* START Collected data *

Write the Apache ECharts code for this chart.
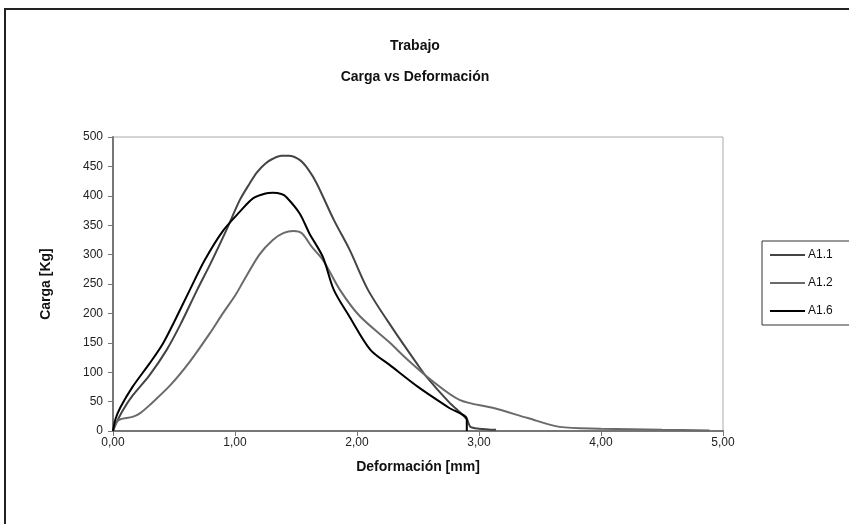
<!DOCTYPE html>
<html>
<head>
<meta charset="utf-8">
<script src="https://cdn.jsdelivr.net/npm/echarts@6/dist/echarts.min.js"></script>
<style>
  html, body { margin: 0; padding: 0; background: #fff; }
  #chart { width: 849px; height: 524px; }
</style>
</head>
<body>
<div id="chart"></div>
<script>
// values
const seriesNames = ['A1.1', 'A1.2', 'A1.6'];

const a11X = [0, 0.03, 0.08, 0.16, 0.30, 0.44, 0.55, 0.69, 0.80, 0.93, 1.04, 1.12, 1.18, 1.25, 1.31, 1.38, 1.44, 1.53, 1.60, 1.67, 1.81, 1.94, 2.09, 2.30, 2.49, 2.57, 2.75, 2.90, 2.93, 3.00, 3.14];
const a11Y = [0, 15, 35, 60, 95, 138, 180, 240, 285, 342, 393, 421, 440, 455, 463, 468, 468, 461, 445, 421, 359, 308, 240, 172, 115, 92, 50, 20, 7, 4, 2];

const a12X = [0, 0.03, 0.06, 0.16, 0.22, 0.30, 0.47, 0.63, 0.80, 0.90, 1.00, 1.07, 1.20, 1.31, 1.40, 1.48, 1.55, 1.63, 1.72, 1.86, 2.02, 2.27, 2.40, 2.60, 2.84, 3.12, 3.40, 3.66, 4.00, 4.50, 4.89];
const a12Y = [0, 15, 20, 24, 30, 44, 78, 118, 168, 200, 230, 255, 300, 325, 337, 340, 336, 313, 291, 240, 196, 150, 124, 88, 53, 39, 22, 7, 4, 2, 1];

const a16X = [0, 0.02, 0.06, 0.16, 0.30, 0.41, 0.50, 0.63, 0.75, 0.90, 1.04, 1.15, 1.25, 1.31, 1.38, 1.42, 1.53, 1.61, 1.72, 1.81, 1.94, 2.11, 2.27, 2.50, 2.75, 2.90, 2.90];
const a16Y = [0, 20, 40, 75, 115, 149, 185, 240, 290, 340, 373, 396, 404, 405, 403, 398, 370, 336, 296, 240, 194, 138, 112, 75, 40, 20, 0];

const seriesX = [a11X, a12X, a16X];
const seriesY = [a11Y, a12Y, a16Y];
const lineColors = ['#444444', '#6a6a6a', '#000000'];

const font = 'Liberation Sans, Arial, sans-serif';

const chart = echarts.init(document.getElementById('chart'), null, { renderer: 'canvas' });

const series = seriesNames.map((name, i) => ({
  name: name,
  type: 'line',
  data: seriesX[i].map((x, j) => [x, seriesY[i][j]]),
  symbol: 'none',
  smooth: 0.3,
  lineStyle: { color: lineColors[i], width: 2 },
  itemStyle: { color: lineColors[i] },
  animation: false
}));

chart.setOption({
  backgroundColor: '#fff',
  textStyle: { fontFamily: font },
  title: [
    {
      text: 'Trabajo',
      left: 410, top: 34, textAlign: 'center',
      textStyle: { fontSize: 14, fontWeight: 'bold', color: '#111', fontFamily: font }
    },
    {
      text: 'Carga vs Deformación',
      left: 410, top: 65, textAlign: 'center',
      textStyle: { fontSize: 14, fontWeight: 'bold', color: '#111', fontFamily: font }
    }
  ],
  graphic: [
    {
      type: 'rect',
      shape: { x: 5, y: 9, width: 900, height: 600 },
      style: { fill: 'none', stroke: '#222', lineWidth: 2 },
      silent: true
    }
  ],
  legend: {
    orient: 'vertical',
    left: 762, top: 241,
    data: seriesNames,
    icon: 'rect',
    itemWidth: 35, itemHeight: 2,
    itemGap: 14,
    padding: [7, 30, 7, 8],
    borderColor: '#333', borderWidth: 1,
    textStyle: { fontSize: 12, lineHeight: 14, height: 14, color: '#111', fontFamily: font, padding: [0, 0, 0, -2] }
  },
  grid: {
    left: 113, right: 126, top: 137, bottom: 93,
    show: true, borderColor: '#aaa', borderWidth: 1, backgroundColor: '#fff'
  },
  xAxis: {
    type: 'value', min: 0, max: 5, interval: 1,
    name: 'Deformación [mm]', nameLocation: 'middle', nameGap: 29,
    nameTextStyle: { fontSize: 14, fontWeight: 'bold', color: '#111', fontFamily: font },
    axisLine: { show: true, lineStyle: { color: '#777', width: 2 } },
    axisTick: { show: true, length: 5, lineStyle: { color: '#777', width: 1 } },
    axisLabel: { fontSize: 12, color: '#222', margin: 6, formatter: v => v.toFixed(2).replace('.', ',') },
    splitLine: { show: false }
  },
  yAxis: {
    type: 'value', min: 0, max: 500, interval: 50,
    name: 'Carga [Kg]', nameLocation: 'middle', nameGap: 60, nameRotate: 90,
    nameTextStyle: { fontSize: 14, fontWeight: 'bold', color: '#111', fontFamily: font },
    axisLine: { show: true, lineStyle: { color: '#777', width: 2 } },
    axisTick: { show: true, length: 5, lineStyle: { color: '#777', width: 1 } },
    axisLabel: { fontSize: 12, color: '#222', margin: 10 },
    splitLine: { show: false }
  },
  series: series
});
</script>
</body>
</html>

* END Collected data *

* Written request
Reproduce the material in full, word for word, and omit the pictures.

* Solution for this task
Write the Apache ECharts code for this chart.
<!DOCTYPE html>
<html>
<head>
<meta charset="utf-8">
<script src="https://cdn.jsdelivr.net/npm/echarts@6/dist/echarts.min.js"></script>
<style>
  html, body { margin: 0; padding: 0; background: #fff; }
  #chart { width: 849px; height: 524px; }
</style>
</head>
<body>
<div id="chart"></div>
<script>
// values
const seriesNames = ['A1.1', 'A1.2', 'A1.6'];

const a11X = [0, 0.03, 0.08, 0.16, 0.30, 0.44, 0.55, 0.69, 0.80, 0.93, 1.04, 1.12, 1.18, 1.25, 1.31, 1.38, 1.44, 1.53, 1.60, 1.67, 1.81, 1.94, 2.09, 2.30, 2.49, 2.57, 2.75, 2.90, 2.93, 3.00, 3.14];
const a11Y = [0, 15, 35, 60, 95, 138, 180, 240, 285, 342, 393, 421, 440, 455, 463, 468, 468, 461, 445, 421, 359, 308, 240, 172, 115, 92, 50, 20, 7, 4, 2];

const a12X = [0, 0.03, 0.06, 0.16, 0.22, 0.30, 0.47, 0.63, 0.80, 0.90, 1.00, 1.07, 1.20, 1.31, 1.40, 1.48, 1.55, 1.63, 1.72, 1.86, 2.02, 2.27, 2.40, 2.60, 2.84, 3.12, 3.40, 3.66, 4.00, 4.50, 4.89];
const a12Y = [0, 15, 20, 24, 30, 44, 78, 118, 168, 200, 230, 255, 300, 325, 337, 340, 336, 313, 291, 240, 196, 150, 124, 88, 53, 39, 22, 7, 4, 2, 1];

const a16X = [0, 0.02, 0.06, 0.16, 0.30, 0.41, 0.50, 0.63, 0.75, 0.90, 1.04, 1.15, 1.25, 1.31, 1.38, 1.42, 1.53, 1.61, 1.72, 1.81, 1.94, 2.11, 2.27, 2.50, 2.75, 2.90, 2.90];
const a16Y = [0, 20, 40, 75, 115, 149, 185, 240, 290, 340, 373, 396, 404, 405, 403, 398, 370, 336, 296, 240, 194, 138, 112, 75, 40, 20, 0];

const seriesX = [a11X, a12X, a16X];
const seriesY = [a11Y, a12Y, a16Y];
const lineColors = ['#444444', '#6a6a6a', '#000000'];

const font = 'Liberation Sans, Arial, sans-serif';

const chart = echarts.init(document.getElementById('chart'), null, { renderer: 'canvas' });

const series = seriesNames.map((name, i) => ({
  name: name,
  type: 'line',
  data: seriesX[i].map((x, j) => [x, seriesY[i][j]]),
  symbol: 'none',
  smooth: 0.3,
  lineStyle: { color: lineColors[i], width: 2 },
  itemStyle: { color: lineColors[i] },
  animation: false
}));

chart.setOption({
  backgroundColor: '#fff',
  textStyle: { fontFamily: font },
  title: [
    {
      text: 'Trabajo',
      left: 410, top: 34, textAlign: 'center',
      textStyle: { fontSize: 14, fontWeight: 'bold', color: '#111', fontFamily: font }
    },
    {
      text: 'Carga vs Deformación',
      left: 410, top: 65, textAlign: 'center',
      textStyle: { fontSize: 14, fontWeight: 'bold', color: '#111', fontFamily: font }
    }
  ],
  graphic: [
    {
      type: 'rect',
      shape: { x: 5, y: 9, width: 900, height: 600 },
      style: { fill: 'none', stroke: '#222', lineWidth: 2 },
      silent: true
    }
  ],
  legend: {
    orient: 'vertical',
    left: 762, top: 241,
    data: seriesNames,
    icon: 'rect',
    itemWidth: 35, itemHeight: 2,
    itemGap: 14,
    padding: [7, 30, 7, 8],
    borderColor: '#333', borderWidth: 1,
    textStyle: { fontSize: 12, lineHeight: 14, height: 14, color: '#111', fontFamily: font, padding: [0, 0, 0, -2] }
  },
  grid: {
    left: 113, right: 126, top: 137, bottom: 93,
    show: true, borderColor: '#aaa', borderWidth: 1, backgroundColor: '#fff'
  },
  xAxis: {
    type: 'value', min: 0, max: 5, interval: 1,
    name: 'Deformación [mm]', nameLocation: 'middle', nameGap: 29,
    nameTextStyle: { fontSize: 14, fontWeight: 'bold', color: '#111', fontFamily: font },
    axisLine: { show: true, lineStyle: { color: '#777', width: 2 } },
    axisTick: { show: true, length: 5, lineStyle: { color: '#777', width: 1 } },
    axisLabel: { fontSize: 12, color: '#222', margin: 6, formatter: v => v.toFixed(2).replace('.', ',') },
    splitLine: { show: false }
  },
  yAxis: {
    type: 'value', min: 0, max: 500, interval: 50,
    name: 'Carga [Kg]', nameLocation: 'middle', nameGap: 60, nameRotate: 90,
    nameTextStyle: { fontSize: 14, fontWeight: 'bold', color: '#111', fontFamily: font },
    axisLine: { show: true, lineStyle: { color: '#777', width: 2 } },
    axisTick: { show: true, length: 5, lineStyle: { color: '#777', width: 1 } },
    axisLabel: { fontSize: 12, color: '#222', margin: 10 },
    splitLine: { show: false }
  },
  series: series
});
</script>
</body>
</html>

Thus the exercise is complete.